WHAT YOU HAVE TO DO:
In the lines below, output everything from the first line through the line containing "import pandas as pd" exactly as it is. Pictures are not part of the output.

GIVEN INFORMATION:
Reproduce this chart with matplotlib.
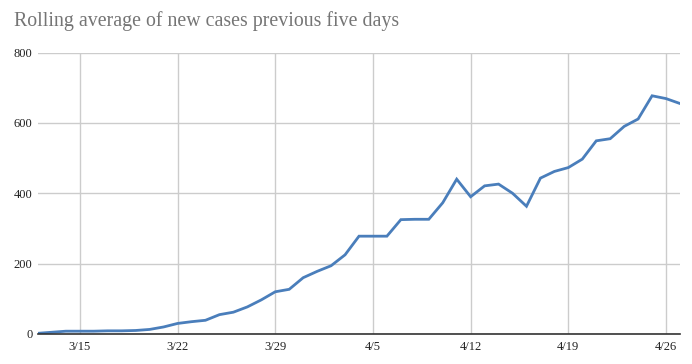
import matplotlib
matplotlib.use("Agg")
import matplotlib.pyplot as plt
import pandas as pd

dates = [
    "2020-03-12", "2020-03-13", "2020-03-14", "2020-03-15", "2020-03-16", "2020-03-17",
    "2020-03-18", "2020-03-19", "2020-03-20", "2020-03-21", "2020-03-22", "2020-03-23",
    "2020-03-24", "2020-03-25", "2020-03-26", "2020-03-27", "2020-03-28", "2020-03-29",
    "2020-03-30", "2020-03-31", "2020-04-01", "2020-04-02", "2020-04-03", "2020-04-04",
    "2020-04-05", "2020-04-06", "2020-04-07", "2020-04-08", "2020-04-09", "2020-04-10",
    "2020-04-11", "2020-04-12", "2020-04-13", "2020-04-14", "2020-04-15", "2020-04-16",
    "2020-04-17", "2020-04-18", "2020-04-19", "2020-04-20", "2020-04-21", "2020-04-22",
    "2020-04-23", "2020-04-24", "2020-04-25", "2020-04-26", "2020-04-27",
]
cases = [
    2, 5, 8, 8, 8, 9,
    9, 10, 13, 20, 30, 35,
    39, 55, 62, 77, 97, 120,
    127, 160, 178, 194, 225, 278,
    278, 278, 325, 326, 326, 373,
    440, 390, 421, 426, 400, 363,
    443, 462, 473, 497, 549, 555,
    590, 611, 677, 669, 655,
]
xtick_dates = ["2020-03-15", "2020-03-22", "2020-03-29", "2020-04-05",
               "2020-04-12", "2020-04-19", "2020-04-26"]
xtick_labels = ["3/15", "3/22", "3/29", "4/5", "4/12", "4/19", "4/26"]
yticks = [0, 200, 400, 600, 800]
title = "Rolling average of new cases previous five days"

x = pd.to_datetime(dates)
xt = pd.to_datetime(xtick_dates)

fig = plt.figure(figsize=(6.92, 3.64), dpi=100)
ax = fig.add_axes([38 / 692, 1 - 334 / 364, (680 - 38) / 692, (334 - 52.5) / 364])

ax.plot(x, cases, color="#4a7ebb", linewidth=2.0, solid_joinstyle="miter", zorder=3)

ax.set_xlim(x[0], x[-1])
ax.set_ylim(0, 800)
ax.set_yticks(yticks)
ax.set_xticks(xt)
ax.set_xticklabels(xtick_labels)

serif = ["Liberation Serif", "DejaVu Serif"]
for lab in ax.get_xticklabels() + ax.get_yticklabels():
    lab.set_family(serif)
    lab.set_fontsize(9)
    lab.set_color("#222222")

ax.grid(True, color="#cccccc", linewidth=1.0, zorder=0)
ax.tick_params(axis="both", length=0)
ax.tick_params(axis="x", pad=5)
ax.tick_params(axis="y", pad=4)
for s in ["top", "right", "left"]:
    ax.spines[s].set_visible(False)
ax.spines["bottom"].set_color("#333333")
ax.spines["bottom"].set_linewidth(1.2)
ax.spines["bottom"].set_zorder(4)

fig.text(14 / 692, 1 - 21 / 364, title, family=serif, fontsize=14.3,
         color="#757575", ha="left", va="center")

fig.savefig("out.png", dpi=100, facecolor="white")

CORRECT RESPONSE:
Reproduce this chart with matplotlib.
import matplotlib
matplotlib.use("Agg")
import matplotlib.pyplot as plt
import pandas as pd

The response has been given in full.